Palmerston North! I packed everything I owned into a suitcase, and once again took the bus from Wellington. I arrived on a Sunday. I looked around the wide, empty streets. It was winter. A cold wind moved through the bare willows. The town was as flat as a table. You could see forever. There was nothing to see. No one moved. Wellington was lots of people, Wellington was house lights burning all hours in homes on hills above the black harbour; what had I done, where had I come to?
Palmerston North! It put me to work. I took on the morning news shift at 5am. I borrowed a neighbour’s bicycle and rode the Manawatū flatlands in the dark. A mist rose from the black river. I wore gloves, a woollen hat, two jerseys, Ugg boots. When I added a balaclava, I was stopped several times by police.
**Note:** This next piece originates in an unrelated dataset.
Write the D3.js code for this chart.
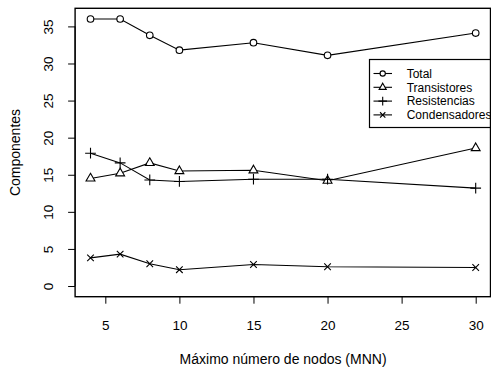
<!DOCTYPE html>
<html>
<head>
<meta charset="utf-8">
<script src="https://cdn.jsdelivr.net/npm/d3@7"></script>
<style>
  html, body { margin: 0; padding: 0; background: #fff; }
  svg { display: block; font-family: "Liberation Sans", Arial, Helvetica, sans-serif; }
</style>
</head>
<body>
<svg id="chart" width="491" height="373"></svg>
<script>
// Máximo número de nodos (MNN) on the x axis
const mnn = [4, 6, 8, 10, 15, 20, 30];

// Component counts per MNN value
const total        = [36.0, 36.0, 33.8, 31.8, 32.8, 31.1, 34.1];
const transistores = [14.5, 15.2, 16.6, 15.5, 15.6, 14.2, 18.6];
const resistencias = [17.9, 16.6, 14.3, 14.1, 14.4, 14.4, 13.2];
const condensadores = [3.8, 4.3, 3.0, 2.2, 2.9, 2.6, 2.5];

const seriesNames = ["Total", "Transistores", "Resistencias", "Condensadores"];
const seriesSymbols = ["circle", "triangle", "plus", "cross"];
const seriesValues = [total, transistores, resistencias, condensadores];

const xTicks = [5, 10, 15, 20, 25, 30];
const yTicks = [0, 5, 10, 15, 20, 25, 30, 35];

const xTitle = "Máximo número de nodos (MNN)";
const yTitle = "Componentes";

const svg = d3.select("#chart");

const plot = { left: 75.1, right: 491.1, top: 8.3, bottom: 296.7 };

const x = d3.scaleLinear().domain([2.96, 31.04]).range([plot.left, plot.right]);
const y = d3.scaleLinear().domain([-1.44, 37.44]).range([plot.bottom, plot.top]);

// Marker drawing in the style of base graphics symbols
function drawSymbol(g, type, cx, cy, s) {
  const r = 3.3 * s;
  if (type === "circle") {
    g.append("circle").attr("cx", cx).attr("cy", cy).attr("r", r)
      .attr("fill", "none").attr("stroke", "#000").attr("stroke-width", 1.1);
  } else if (type === "triangle") {
    const tr = 1.555 * r;
    const pts = [[cx, cy - tr], [cx + tr * 0.866, cy + tr / 2], [cx - tr * 0.866, cy + tr / 2]];
    g.append("polygon").attr("points", pts.map(p => p.join(",")).join(" "))
      .attr("fill", "none").attr("stroke", "#000").attr("stroke-width", 1.1);
  } else if (type === "plus") {
    const h = r * Math.SQRT2 * 1.15;
    g.append("path").attr("d", `M${cx - h},${cy}H${cx + h}M${cx},${cy - h}V${cy + h}`)
      .attr("stroke", "#000").attr("stroke-width", 1.1).attr("fill", "none");
  } else if (type === "cross") {
    g.append("path").attr("d", `M${cx - r},${cy - r}L${cx + r},${cy + r}M${cx - r},${cy + r}L${cx + r},${cy - r}`)
      .attr("stroke", "#000").attr("stroke-width", 1.1).attr("fill", "none");
  }
}

// Axes
const xAxis = d3.axisBottom(x).tickValues(xTicks).tickSize(7).tickPadding(17).tickFormat(d3.format("d"));
const gx = svg.append("g").attr("transform", `translate(0,${plot.bottom})`).call(xAxis);
gx.select(".domain").attr("d", `M${x(xTicks[0])},0H${x(xTicks[xTicks.length - 1])}`);
gx.selectAll("text").attr("font-size", 13.5).attr("fill", "#000")
  .attr("font-family", "Liberation Sans, Arial, sans-serif").attr("dy", "0");
gx.selectAll("text").attr("y", 33.3);
gx.selectAll("line, path").attr("stroke", "#000");

const yAxis = d3.axisLeft(y).tickValues(yTicks).tickSize(7).tickFormat(d3.format("d"));
const gy = svg.append("g").attr("transform", `translate(${plot.left},0)`).call(yAxis);
gy.select(".domain").attr("d", `M0,${y(yTicks[0])}V${y(yTicks[yTicks.length - 1])}`);
gy.selectAll(".tick text")
  .attr("font-size", 13.5).attr("fill", "#000")
  .attr("font-family", "Liberation Sans, Arial, sans-serif")
  .attr("x", null).attr("dy", null)
  .attr("text-anchor", "middle")
  .attr("transform", "translate(-21.8,0) rotate(-90)");
gy.selectAll("line, path").attr("stroke", "#000");

// Series lines with markers
const line = d3.line().x((d, i) => x(mnn[i])).y(d => y(d));
seriesValues.forEach((vals, k) => {
  const g = svg.append("g");
  g.append("path").attr("d", line(vals))
    .attr("fill", "none").attr("stroke", "#000").attr("stroke-width", 1.1);
  vals.forEach((v, i) => {
    // open symbols leave a gap where the line meets them
    if (seriesSymbols[k] === "circle" || seriesSymbols[k] === "triangle") {
      g.append("circle").attr("cx", x(mnn[i])).attr("cy", y(v)).attr("r", 3).attr("fill", "#fff");
    }
    drawSymbol(g, seriesSymbols[k], x(mnn[i]), y(v), 1);
  });
});

// Axis titles
svg.append("text")
  .attr("x", (plot.left + plot.right) / 2).attr("y", 364)
  .attr("text-anchor", "middle").attr("font-size", 14).attr("fill", "#000")
  .text(xTitle);
svg.append("text")
  .attr("transform", `translate(20,${(plot.top + plot.bottom) / 2}) rotate(-90)`)
  .attr("text-anchor", "middle").attr("font-size", 14).attr("fill", "#000")
  .text(yTitle);

// Legend (transparent background)
const legend = svg.append("g");
legend.append("rect")
  .attr("x", 369.5).attr("y", 59.5).attr("width", 140).attr("height", 68)
  .attr("fill", "none").attr("stroke", "#000").attr("stroke-width", 1.2);
seriesNames.forEach((name, k) => {
  const cy = 73.5 + k * 13.8;
  legend.append("line").attr("x1", 373.5).attr("x2", 392).attr("y1", cy).attr("y2", cy)
    .attr("stroke", "#000").attr("stroke-width", 1.1);
  if (seriesSymbols[k] === "circle" || seriesSymbols[k] === "triangle") {
    legend.append("circle").attr("cx", 382.7).attr("cy", cy).attr("r", 2.4).attr("fill", "#fff");
  }
  drawSymbol(legend, seriesSymbols[k], 382.7, cy, 0.8);
  legend.append("text").attr("x", 406.7).attr("y", cy + 4.3)
    .attr("font-size", 12).attr("fill", "#000").text(name);
});

// Plot box drawn last so its edges sit on top
svg.append("rect")
  .attr("x", plot.left).attr("y", plot.top)
  .attr("width", plot.right - plot.left - 0.6).attr("height", plot.bottom - plot.top)
  .attr("fill", "none").attr("stroke", "#000").attr("stroke-width", 1.4);
</script>
</body>
</html>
It was so cold my eyes streamed - a young man crying on the Pākehā streets of dawn, looking forward to a fix of hot instant coffee made at the staff kitchen. Then I heard about Ian Watkin. He was a legendary actor – Sleeping Dogs, Goodbye Pork Pie, the crazy minstrels of Blerta – who worked as a late-night DJ. I was told he came to work with a metal trunk. The trunk was filled with bottles of spirits and a wide range of drugs. He would set them up in his studio. I took on the late news shift.
Palmerston North! Population 88,300, cosying up on a prairie measuring 395 square kilometres or 98,000 acres. I loved it and never wanted to leave. It was so pretty, a town of beautiful trees, clinging to the river – river towns are the best towns, all that water running like an electric current, that sense of exits and journeys, that idea of life headed towards a distant and unseen ocean. The days and nights were landlocked. You could see forever. There was so much to see. Auckland is only ever Auckland, Wellington is only ever Wellington; river towns like Hamilton and Palmerston North belong to something bigger than themselves, to the regions of Waikato and Manawatū, to fields and crops and farms, to that thing we call, with every good reason, the heartland.
Palmerston North! “We are a modest people,” wrote relocated Wellington poet James Brown, in his celebrated poem, I come from Palmerston North. The next lines read, “but we are fiercely proud of the bustling, go-ahead city/ at the heart of the Manawatū Plains.” There is a school of thought that he is being ironic but I think he is being sincere. Interestingly, the poem names The Mutton Birds’ guitarist Alan Gregg as a famous person from Palmerston North; he played on that legendary ode to New Zealand life, The Mutton Birds hit Dominion Road. There are echoes of that song – its melancholy, its sense of belonging - in Brown’s poem. He writes, “someone asked me / where I thought I was coming from./ I come from Palmerston North.”
Palmerston North, Palmerston North, Palmerston North. We are all Palmerston North; all of New Zealand is essentially a province, a region, a land of farm and swamp, river and alluvial plains; we go about our affairs, we work hard, our eyes stream in the cold dawn and we look at distant horizons over empty fields. We live in cowtown. We live at the end of the world on islands the size of a panuelo. We love it; and the truth is we’d rather live in Palmerston North than Spain.